Task to complete –
Skip every image and restate the data word for word.

Provided data –
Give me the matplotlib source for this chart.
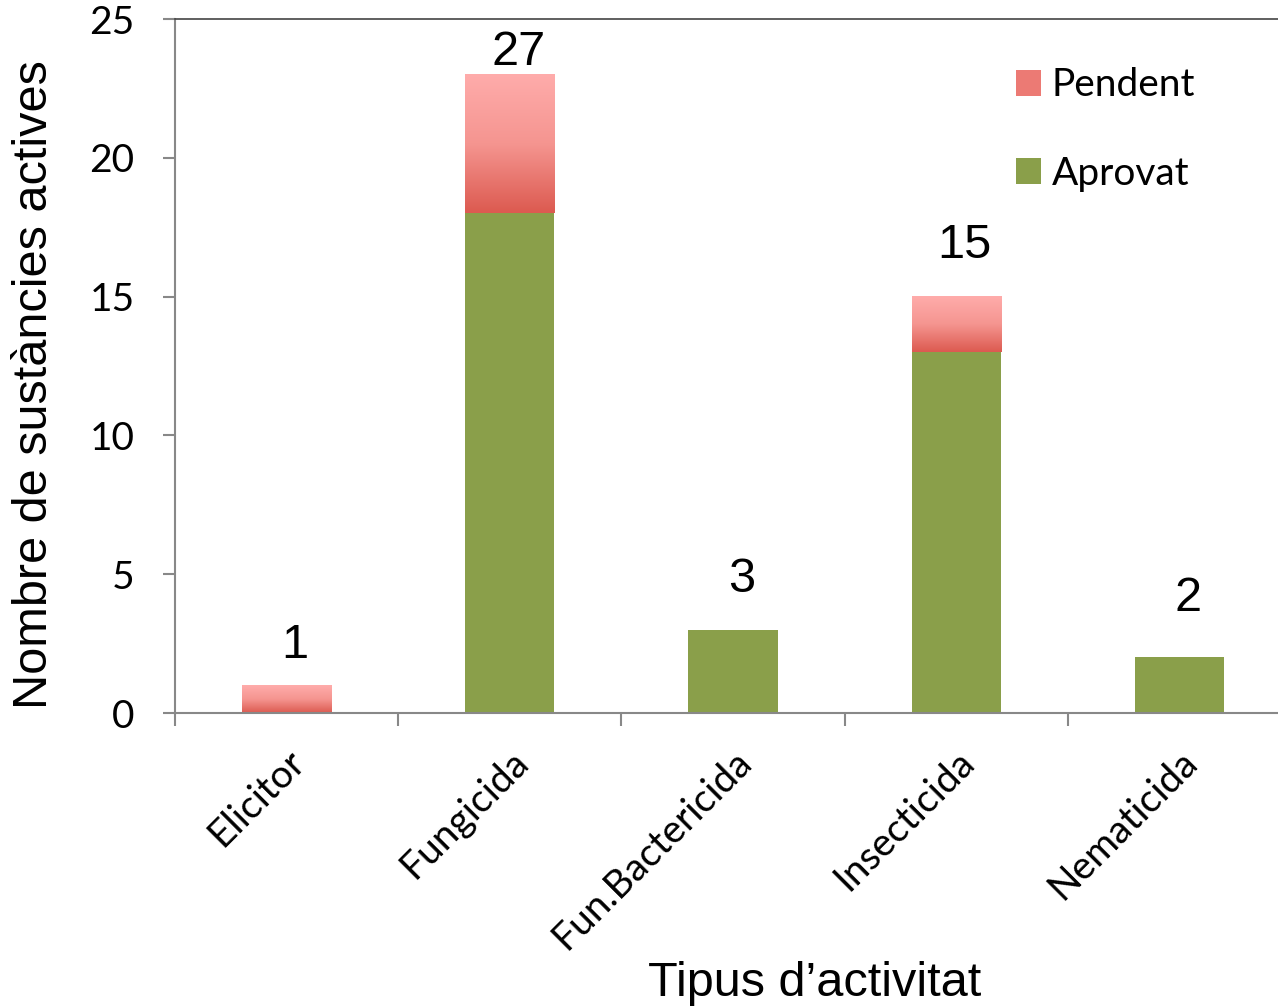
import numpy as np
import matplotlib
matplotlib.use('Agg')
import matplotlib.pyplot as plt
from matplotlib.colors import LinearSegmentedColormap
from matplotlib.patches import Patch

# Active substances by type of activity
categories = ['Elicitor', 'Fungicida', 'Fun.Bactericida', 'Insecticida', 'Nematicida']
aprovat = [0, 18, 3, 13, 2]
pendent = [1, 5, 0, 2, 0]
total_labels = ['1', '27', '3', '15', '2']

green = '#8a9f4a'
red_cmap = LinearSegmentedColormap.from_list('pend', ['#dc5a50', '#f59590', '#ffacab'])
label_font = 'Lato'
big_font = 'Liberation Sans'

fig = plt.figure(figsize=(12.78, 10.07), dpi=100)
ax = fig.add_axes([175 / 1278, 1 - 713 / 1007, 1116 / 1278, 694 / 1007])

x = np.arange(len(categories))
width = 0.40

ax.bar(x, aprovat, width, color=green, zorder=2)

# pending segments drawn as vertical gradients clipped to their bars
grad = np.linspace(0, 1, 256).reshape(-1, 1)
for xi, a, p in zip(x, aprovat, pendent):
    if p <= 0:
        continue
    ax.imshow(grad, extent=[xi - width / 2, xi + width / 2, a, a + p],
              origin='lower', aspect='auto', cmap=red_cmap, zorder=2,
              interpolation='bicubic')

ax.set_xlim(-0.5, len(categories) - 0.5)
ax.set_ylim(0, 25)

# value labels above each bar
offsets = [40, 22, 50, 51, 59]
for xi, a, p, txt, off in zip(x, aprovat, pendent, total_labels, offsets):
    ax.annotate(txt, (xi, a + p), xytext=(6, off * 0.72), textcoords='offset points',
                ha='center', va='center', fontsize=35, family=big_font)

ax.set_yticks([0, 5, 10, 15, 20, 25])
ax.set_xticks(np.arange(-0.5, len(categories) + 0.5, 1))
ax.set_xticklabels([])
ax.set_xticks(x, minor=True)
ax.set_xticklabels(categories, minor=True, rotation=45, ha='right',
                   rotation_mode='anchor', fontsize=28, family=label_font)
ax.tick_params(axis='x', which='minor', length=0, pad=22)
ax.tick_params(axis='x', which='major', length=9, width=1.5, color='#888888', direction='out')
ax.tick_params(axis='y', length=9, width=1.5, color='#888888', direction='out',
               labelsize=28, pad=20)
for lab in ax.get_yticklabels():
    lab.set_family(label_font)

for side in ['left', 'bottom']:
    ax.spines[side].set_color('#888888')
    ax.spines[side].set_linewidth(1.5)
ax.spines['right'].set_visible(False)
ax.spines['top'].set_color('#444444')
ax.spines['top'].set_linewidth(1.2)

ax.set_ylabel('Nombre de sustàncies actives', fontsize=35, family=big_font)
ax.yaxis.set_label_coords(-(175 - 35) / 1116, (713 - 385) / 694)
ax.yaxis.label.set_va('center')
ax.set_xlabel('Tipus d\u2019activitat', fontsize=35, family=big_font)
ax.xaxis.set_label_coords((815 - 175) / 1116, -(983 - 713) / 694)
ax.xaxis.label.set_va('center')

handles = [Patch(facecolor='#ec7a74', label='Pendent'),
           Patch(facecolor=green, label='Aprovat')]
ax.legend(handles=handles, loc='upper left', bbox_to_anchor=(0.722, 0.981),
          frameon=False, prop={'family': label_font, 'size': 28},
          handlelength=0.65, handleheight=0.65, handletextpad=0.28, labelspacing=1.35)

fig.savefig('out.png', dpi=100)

Task solution –
Give me the matplotlib source for this chart.
import numpy as np
import matplotlib
matplotlib.use('Agg')
import matplotlib.pyplot as plt
from matplotlib.colors import LinearSegmentedColormap
from matplotlib.patches import Patch

# Active substances by type of activity
categories = ['Elicitor', 'Fungicida', 'Fun.Bactericida', 'Insecticida', 'Nematicida']
aprovat = [0, 18, 3, 13, 2]
pendent = [1, 5, 0, 2, 0]
total_labels = ['1', '27', '3', '15', '2']

green = '#8a9f4a'
red_cmap = LinearSegmentedColormap.from_list('pend', ['#dc5a50', '#f59590', '#ffacab'])
label_font = 'Lato'
big_font = 'Liberation Sans'

fig = plt.figure(figsize=(12.78, 10.07), dpi=100)
ax = fig.add_axes([175 / 1278, 1 - 713 / 1007, 1116 / 1278, 694 / 1007])

x = np.arange(len(categories))
width = 0.40

ax.bar(x, aprovat, width, color=green, zorder=2)

# pending segments drawn as vertical gradients clipped to their bars
grad = np.linspace(0, 1, 256).reshape(-1, 1)
for xi, a, p in zip(x, aprovat, pendent):
    if p <= 0:
        continue
    ax.imshow(grad, extent=[xi - width / 2, xi + width / 2, a, a + p],
              origin='lower', aspect='auto', cmap=red_cmap, zorder=2,
              interpolation='bicubic')

ax.set_xlim(-0.5, len(categories) - 0.5)
ax.set_ylim(0, 25)

# value labels above each bar
offsets = [40, 22, 50, 51, 59]
for xi, a, p, txt, off in zip(x, aprovat, pendent, total_labels, offsets):
    ax.annotate(txt, (xi, a + p), xytext=(6, off * 0.72), textcoords='offset points',
                ha='center', va='center', fontsize=35, family=big_font)

ax.set_yticks([0, 5, 10, 15, 20, 25])
ax.set_xticks(np.arange(-0.5, len(categories) + 0.5, 1))
ax.set_xticklabels([])
ax.set_xticks(x, minor=True)
ax.set_xticklabels(categories, minor=True, rotation=45, ha='right',
                   rotation_mode='anchor', fontsize=28, family=label_font)
ax.tick_params(axis='x', which='minor', length=0, pad=22)
ax.tick_params(axis='x', which='major', length=9, width=1.5, color='#888888', direction='out')
ax.tick_params(axis='y', length=9, width=1.5, color='#888888', direction='out',
               labelsize=28, pad=20)
for lab in ax.get_yticklabels():
    lab.set_family(label_font)

for side in ['left', 'bottom']:
    ax.spines[side].set_color('#888888')
    ax.spines[side].set_linewidth(1.5)
ax.spines['right'].set_visible(False)
ax.spines['top'].set_color('#444444')
ax.spines['top'].set_linewidth(1.2)

ax.set_ylabel('Nombre de sustàncies actives', fontsize=35, family=big_font)
ax.yaxis.set_label_coords(-(175 - 35) / 1116, (713 - 385) / 694)
ax.yaxis.label.set_va('center')
ax.set_xlabel('Tipus d\u2019activitat', fontsize=35, family=big_font)
ax.xaxis.set_label_coords((815 - 175) / 1116, -(983 - 713) / 694)
ax.xaxis.label.set_va('center')

handles = [Patch(facecolor='#ec7a74', label='Pendent'),
           Patch(facecolor=green, label='Aprovat')]
ax.legend(handles=handles, loc='upper left', bbox_to_anchor=(0.722, 0.981),
          frameon=False, prop={'family': label_font, 'size': 28},
          handlelength=0.65, handleheight=0.65, handletextpad=0.28, labelspacing=1.35)

fig.savefig('out.png', dpi=100)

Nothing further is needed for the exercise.